WHAT TO DO –
Filter the entries below, keeping only lines with the word "this".

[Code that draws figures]
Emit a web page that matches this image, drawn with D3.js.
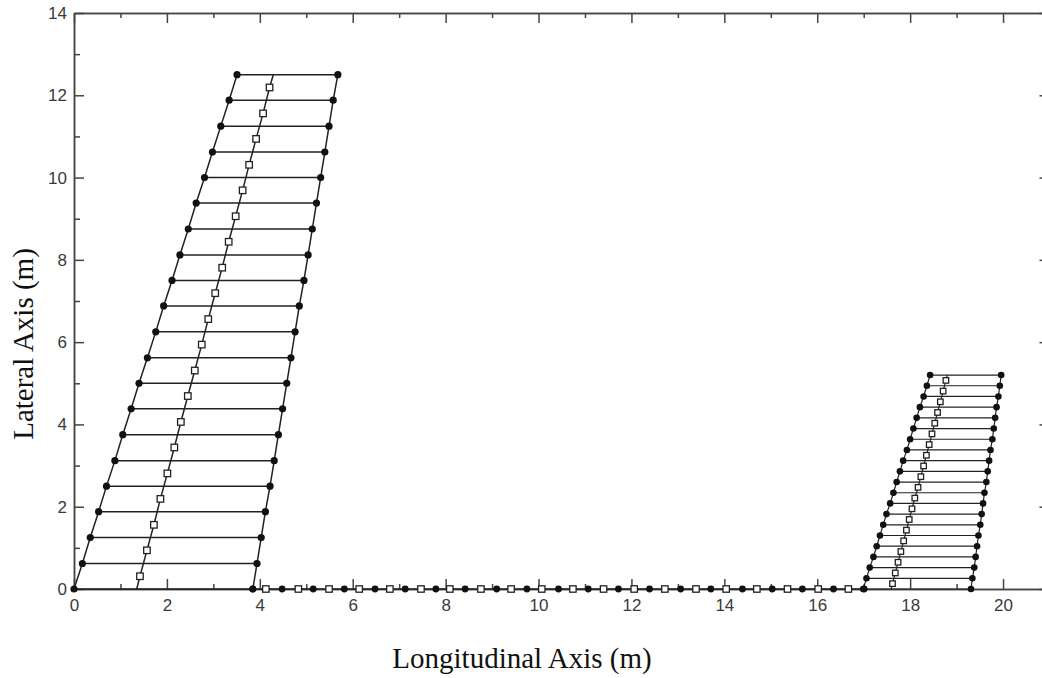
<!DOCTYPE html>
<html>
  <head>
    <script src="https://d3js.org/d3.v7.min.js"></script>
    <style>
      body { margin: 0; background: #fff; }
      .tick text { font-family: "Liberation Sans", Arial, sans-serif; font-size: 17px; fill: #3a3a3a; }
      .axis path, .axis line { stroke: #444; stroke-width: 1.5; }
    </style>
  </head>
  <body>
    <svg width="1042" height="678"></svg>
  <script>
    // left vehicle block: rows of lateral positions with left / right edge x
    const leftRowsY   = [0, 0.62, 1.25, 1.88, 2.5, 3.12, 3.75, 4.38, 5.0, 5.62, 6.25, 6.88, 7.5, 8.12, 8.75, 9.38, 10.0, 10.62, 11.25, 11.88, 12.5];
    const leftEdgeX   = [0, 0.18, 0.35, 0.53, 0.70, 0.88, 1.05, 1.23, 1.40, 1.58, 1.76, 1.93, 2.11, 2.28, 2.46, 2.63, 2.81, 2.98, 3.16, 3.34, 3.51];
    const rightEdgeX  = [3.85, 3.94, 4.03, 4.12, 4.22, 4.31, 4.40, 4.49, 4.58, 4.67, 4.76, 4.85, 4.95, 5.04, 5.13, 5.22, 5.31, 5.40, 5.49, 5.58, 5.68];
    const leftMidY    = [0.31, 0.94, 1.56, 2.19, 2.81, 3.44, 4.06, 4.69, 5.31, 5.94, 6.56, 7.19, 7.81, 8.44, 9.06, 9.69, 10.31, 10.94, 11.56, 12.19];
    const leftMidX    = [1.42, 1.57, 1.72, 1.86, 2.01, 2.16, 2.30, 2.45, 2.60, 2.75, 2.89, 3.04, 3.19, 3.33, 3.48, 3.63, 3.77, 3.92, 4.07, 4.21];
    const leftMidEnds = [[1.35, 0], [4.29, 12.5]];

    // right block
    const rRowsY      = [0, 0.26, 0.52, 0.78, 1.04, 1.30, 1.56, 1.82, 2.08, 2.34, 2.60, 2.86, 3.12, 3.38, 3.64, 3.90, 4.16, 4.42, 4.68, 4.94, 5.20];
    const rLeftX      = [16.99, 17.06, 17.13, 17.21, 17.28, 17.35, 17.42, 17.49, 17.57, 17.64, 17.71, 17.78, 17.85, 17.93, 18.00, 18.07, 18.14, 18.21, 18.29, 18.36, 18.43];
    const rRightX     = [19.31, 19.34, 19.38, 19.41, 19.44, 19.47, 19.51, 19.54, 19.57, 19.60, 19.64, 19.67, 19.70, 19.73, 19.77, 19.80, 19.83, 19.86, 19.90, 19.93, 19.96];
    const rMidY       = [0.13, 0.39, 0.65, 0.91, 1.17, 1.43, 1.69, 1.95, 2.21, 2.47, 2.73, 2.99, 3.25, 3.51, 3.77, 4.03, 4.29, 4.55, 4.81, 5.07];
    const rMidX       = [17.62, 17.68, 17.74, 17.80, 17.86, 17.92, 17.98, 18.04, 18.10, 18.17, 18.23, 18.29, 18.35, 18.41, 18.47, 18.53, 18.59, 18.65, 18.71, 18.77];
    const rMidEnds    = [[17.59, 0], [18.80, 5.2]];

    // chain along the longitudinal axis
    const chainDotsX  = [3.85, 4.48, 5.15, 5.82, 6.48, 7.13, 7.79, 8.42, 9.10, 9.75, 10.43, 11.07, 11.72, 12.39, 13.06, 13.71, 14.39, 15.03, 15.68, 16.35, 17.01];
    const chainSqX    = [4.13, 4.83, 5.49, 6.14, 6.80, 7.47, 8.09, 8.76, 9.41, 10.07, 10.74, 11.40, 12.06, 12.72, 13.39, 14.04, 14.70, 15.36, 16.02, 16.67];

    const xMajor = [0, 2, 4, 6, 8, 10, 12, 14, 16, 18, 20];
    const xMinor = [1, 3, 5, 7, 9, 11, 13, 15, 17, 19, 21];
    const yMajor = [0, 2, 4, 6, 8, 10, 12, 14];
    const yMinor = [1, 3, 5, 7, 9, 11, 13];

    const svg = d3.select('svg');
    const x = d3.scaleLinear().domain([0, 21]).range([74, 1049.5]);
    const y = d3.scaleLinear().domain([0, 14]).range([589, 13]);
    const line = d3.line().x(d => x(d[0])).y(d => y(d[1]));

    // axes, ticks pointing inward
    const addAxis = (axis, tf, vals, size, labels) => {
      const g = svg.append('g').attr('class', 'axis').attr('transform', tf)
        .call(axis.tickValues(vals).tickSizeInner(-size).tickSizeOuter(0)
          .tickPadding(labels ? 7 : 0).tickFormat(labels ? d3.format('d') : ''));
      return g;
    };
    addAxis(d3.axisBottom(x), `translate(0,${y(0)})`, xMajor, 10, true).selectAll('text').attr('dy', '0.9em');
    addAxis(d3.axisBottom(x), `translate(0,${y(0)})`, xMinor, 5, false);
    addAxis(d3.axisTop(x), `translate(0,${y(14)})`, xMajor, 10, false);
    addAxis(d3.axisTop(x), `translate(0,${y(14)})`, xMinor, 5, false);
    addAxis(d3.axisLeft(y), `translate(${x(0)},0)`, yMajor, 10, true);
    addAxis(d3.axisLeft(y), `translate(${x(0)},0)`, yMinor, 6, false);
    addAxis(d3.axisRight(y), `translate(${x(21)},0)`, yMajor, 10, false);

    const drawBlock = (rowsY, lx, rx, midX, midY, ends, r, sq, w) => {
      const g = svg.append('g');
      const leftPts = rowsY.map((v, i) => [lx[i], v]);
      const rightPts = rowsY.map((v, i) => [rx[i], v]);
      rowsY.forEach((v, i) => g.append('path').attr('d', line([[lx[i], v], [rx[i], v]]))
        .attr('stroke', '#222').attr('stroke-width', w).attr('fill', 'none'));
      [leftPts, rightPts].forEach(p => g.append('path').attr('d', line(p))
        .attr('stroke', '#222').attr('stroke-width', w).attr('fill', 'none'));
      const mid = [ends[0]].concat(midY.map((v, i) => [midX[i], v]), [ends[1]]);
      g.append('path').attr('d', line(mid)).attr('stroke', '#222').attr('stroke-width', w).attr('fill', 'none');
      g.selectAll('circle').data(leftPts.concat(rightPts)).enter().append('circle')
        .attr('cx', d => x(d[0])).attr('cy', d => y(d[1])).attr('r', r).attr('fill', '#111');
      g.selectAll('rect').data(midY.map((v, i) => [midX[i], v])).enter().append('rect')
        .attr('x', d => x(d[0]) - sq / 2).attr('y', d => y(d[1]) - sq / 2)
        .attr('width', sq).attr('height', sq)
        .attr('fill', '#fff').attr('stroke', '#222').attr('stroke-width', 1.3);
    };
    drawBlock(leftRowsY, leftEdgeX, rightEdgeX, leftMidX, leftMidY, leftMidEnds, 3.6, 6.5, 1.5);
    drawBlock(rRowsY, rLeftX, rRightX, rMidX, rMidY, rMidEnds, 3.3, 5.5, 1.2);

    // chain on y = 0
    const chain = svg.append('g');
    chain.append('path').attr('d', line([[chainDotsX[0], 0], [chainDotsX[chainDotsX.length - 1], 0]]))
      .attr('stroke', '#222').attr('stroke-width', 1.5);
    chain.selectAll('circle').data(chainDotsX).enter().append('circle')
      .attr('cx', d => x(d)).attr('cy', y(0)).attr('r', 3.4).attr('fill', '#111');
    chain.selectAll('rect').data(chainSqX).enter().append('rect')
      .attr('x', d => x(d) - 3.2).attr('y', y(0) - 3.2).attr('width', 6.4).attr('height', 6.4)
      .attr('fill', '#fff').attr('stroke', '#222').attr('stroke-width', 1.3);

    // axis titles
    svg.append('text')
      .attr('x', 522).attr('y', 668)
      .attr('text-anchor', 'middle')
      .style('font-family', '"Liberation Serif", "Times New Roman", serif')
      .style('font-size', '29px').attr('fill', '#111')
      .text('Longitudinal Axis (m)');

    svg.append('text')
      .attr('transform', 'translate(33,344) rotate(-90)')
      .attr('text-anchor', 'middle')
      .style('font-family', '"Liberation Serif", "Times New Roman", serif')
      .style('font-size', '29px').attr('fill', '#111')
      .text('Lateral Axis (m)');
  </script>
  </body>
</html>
* * *
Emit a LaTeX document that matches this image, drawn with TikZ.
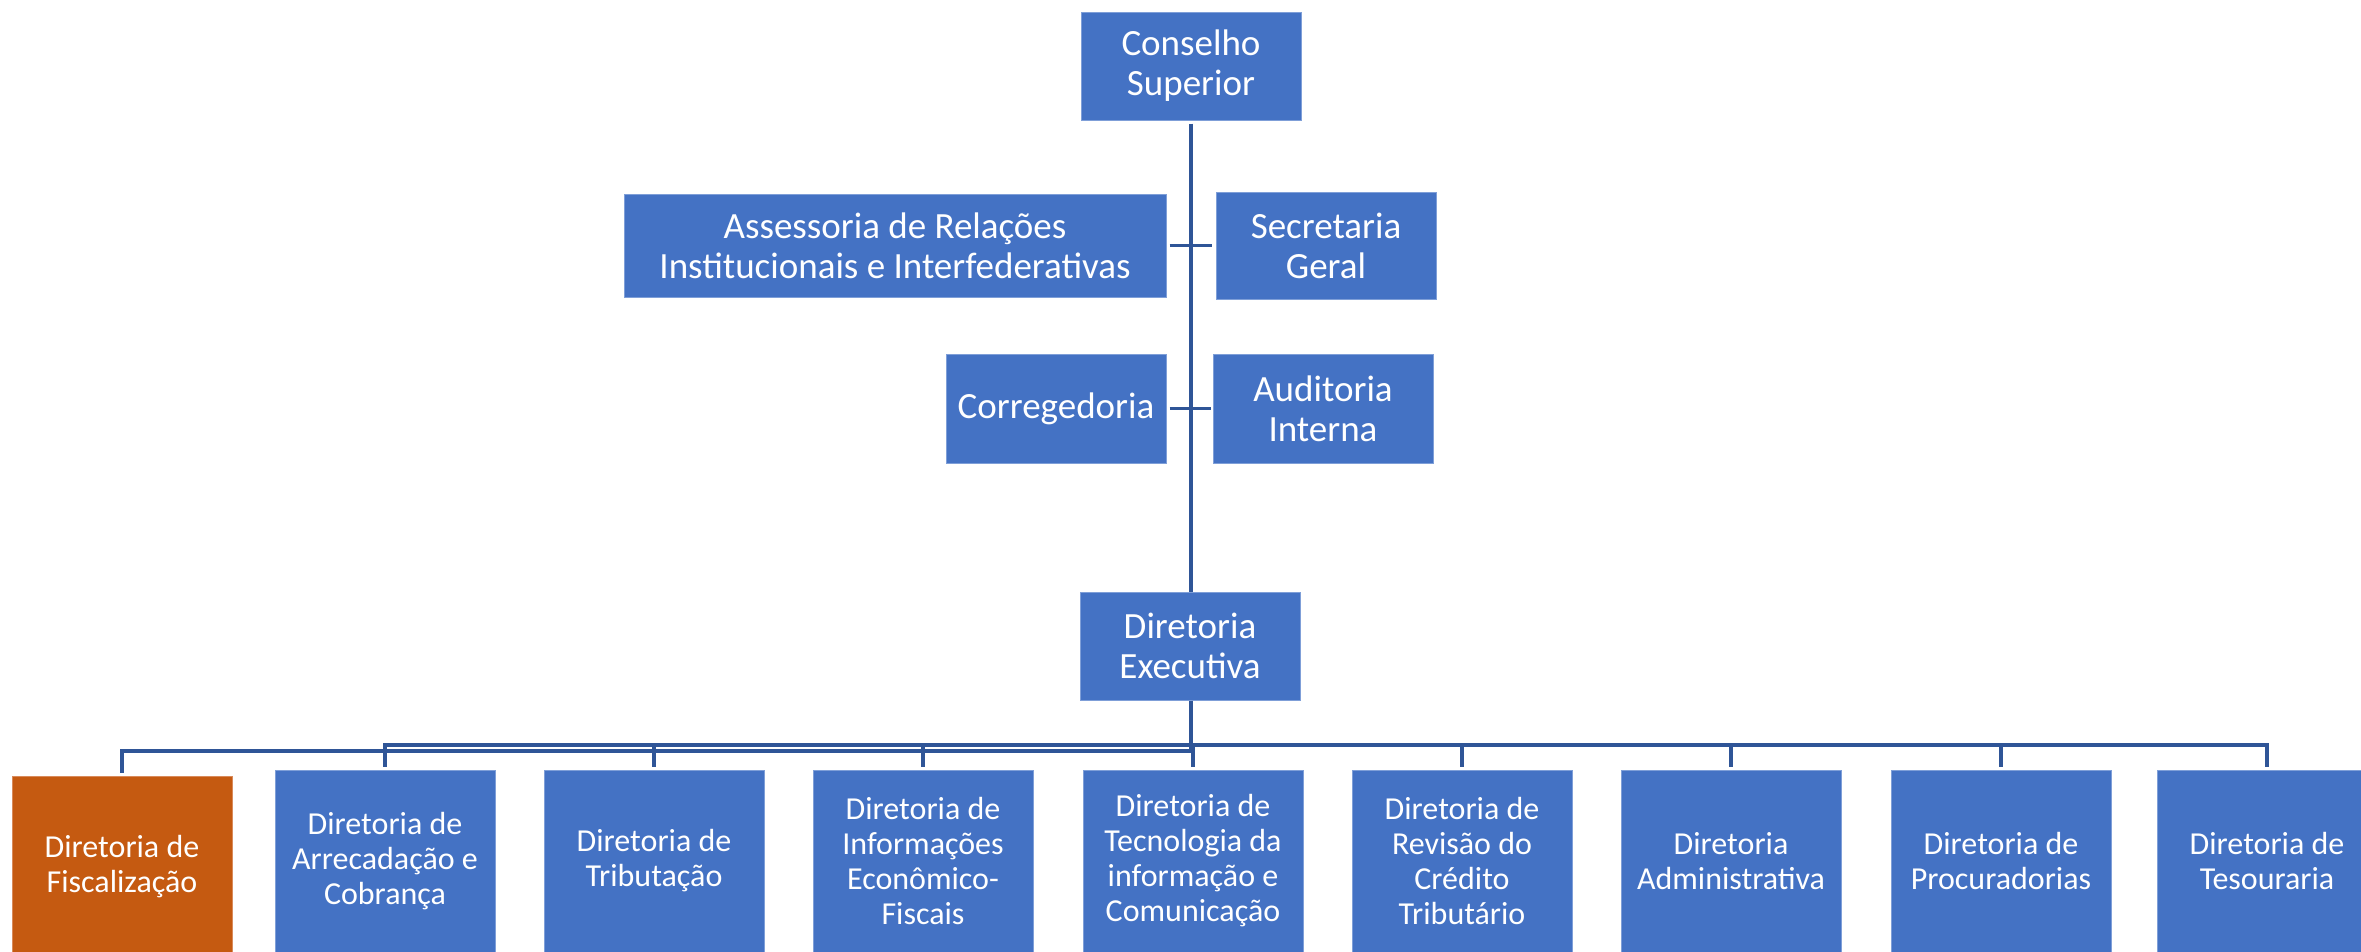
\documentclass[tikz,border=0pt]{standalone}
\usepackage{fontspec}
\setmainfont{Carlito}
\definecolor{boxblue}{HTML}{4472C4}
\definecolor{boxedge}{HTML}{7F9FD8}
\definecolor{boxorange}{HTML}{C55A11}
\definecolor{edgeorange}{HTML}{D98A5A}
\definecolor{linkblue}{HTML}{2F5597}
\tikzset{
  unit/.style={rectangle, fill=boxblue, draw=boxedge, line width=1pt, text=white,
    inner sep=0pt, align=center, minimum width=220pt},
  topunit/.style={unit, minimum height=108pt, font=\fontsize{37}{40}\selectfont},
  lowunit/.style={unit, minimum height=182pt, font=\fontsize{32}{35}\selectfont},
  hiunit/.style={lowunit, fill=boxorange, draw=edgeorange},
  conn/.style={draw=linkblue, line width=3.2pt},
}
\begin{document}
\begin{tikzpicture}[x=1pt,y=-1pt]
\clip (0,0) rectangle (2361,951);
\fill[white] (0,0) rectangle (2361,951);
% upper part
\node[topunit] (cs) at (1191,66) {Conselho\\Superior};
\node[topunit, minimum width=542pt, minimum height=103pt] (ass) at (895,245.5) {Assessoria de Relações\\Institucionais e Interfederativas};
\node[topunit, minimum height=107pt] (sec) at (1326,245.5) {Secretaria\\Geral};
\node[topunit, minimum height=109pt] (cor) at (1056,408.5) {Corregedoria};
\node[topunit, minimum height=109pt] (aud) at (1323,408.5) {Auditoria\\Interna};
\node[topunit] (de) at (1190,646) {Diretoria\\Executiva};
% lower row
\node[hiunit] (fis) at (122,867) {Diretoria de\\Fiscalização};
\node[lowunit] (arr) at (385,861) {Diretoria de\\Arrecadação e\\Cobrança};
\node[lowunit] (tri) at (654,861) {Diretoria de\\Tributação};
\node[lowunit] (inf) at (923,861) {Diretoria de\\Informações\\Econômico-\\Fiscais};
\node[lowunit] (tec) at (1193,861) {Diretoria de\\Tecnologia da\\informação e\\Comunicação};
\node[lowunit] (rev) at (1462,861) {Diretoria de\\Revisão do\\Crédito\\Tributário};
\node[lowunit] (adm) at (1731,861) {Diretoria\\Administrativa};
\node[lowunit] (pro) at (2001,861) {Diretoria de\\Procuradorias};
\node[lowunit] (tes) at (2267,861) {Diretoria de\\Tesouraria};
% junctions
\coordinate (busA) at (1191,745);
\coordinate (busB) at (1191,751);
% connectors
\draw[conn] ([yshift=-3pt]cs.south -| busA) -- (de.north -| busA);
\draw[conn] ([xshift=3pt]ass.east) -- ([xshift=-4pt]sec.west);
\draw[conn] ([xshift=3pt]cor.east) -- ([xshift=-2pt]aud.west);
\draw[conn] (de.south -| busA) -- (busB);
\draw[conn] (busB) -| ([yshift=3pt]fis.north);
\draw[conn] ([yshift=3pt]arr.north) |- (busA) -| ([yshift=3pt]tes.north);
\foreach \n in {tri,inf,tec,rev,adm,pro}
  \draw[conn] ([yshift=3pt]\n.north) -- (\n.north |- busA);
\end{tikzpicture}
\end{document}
---
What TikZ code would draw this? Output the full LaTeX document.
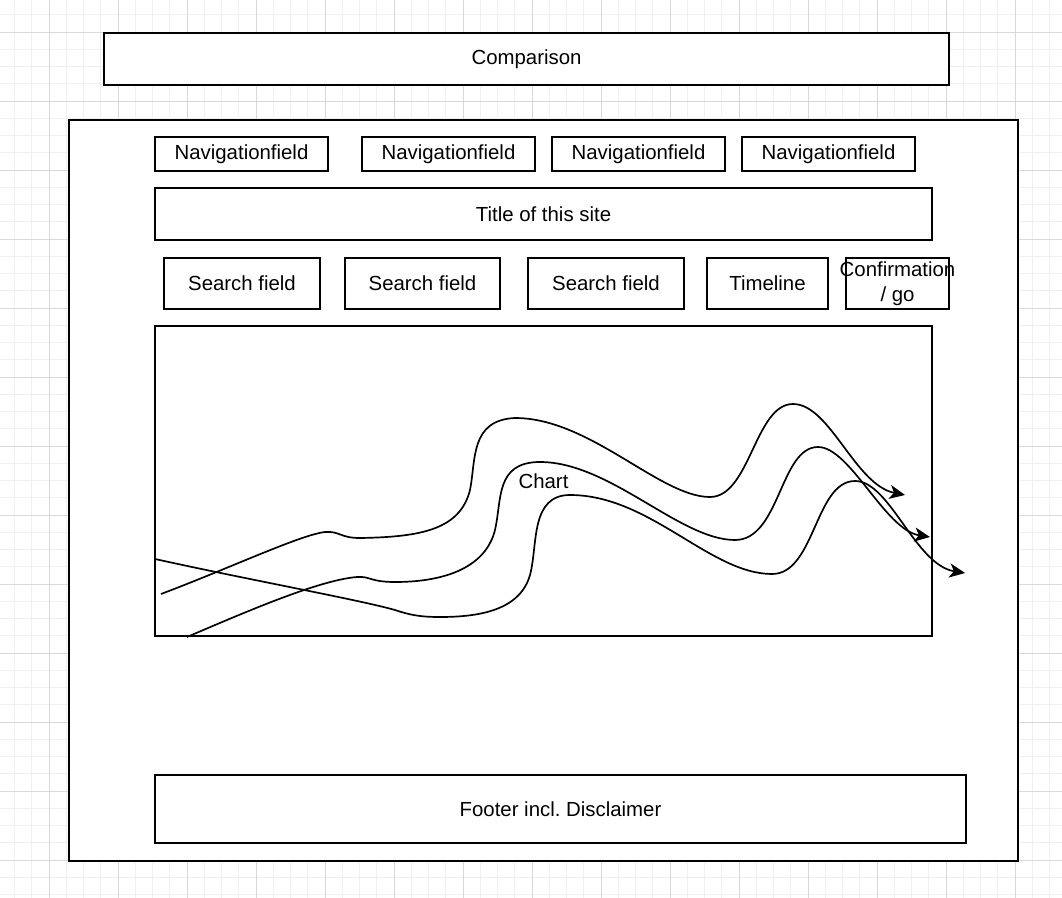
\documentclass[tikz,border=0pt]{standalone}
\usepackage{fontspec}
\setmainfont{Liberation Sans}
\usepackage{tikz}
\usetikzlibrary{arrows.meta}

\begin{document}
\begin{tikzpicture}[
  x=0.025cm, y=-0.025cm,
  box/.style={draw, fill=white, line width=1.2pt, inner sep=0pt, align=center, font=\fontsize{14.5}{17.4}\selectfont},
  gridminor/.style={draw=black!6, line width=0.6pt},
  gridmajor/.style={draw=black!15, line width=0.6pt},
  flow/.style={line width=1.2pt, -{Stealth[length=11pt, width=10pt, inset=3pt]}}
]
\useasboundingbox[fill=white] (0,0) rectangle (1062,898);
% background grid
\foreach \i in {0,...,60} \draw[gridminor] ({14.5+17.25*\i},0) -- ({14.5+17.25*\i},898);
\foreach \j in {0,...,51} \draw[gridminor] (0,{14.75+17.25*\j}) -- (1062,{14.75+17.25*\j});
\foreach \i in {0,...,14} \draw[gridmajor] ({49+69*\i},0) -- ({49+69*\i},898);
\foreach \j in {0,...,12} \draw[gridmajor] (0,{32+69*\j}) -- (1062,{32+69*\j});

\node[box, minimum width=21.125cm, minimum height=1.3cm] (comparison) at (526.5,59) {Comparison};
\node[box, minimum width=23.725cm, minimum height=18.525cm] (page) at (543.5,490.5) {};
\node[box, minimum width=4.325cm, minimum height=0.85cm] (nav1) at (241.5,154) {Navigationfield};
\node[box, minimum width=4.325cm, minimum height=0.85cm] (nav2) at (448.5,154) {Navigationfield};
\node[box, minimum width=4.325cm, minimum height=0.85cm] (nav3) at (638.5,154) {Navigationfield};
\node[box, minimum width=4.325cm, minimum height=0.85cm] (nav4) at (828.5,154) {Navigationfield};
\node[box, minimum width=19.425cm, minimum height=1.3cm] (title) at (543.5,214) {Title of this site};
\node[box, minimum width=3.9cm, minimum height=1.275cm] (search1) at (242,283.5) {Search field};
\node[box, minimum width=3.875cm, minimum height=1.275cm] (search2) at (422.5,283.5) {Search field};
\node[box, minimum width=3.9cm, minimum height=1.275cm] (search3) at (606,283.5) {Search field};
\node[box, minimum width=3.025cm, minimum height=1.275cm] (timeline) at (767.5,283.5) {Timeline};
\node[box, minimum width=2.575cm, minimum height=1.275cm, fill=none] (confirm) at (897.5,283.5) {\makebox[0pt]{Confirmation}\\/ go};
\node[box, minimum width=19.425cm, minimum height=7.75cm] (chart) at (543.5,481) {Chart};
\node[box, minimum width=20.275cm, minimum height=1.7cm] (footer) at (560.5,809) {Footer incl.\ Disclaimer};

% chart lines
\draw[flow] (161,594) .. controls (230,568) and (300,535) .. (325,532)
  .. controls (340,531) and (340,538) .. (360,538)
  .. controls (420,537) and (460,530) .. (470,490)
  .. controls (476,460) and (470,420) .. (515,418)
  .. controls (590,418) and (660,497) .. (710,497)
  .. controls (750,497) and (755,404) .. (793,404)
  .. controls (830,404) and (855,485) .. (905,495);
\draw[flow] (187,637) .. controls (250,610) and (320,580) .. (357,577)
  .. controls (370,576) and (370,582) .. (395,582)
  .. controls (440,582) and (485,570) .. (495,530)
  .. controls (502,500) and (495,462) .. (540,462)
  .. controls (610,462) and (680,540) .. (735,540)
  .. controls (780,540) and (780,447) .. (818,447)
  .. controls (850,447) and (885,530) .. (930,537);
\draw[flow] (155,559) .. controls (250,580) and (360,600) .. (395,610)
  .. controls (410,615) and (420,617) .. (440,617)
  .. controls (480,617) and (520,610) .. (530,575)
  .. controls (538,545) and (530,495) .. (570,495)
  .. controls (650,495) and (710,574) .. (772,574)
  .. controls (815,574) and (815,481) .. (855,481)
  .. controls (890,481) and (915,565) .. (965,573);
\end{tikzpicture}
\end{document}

WRITTEN ANSWER –
Emit a web page that matches this image, drawn with D3.js.
Emit a LaTeX document that matches this image, drawn with TikZ.
What TikZ code would draw this? Output the full LaTeX document.
\node[box, minimum width=19.425cm, minimum height=1.3cm] (title) at (543.5,214) {Title of this site};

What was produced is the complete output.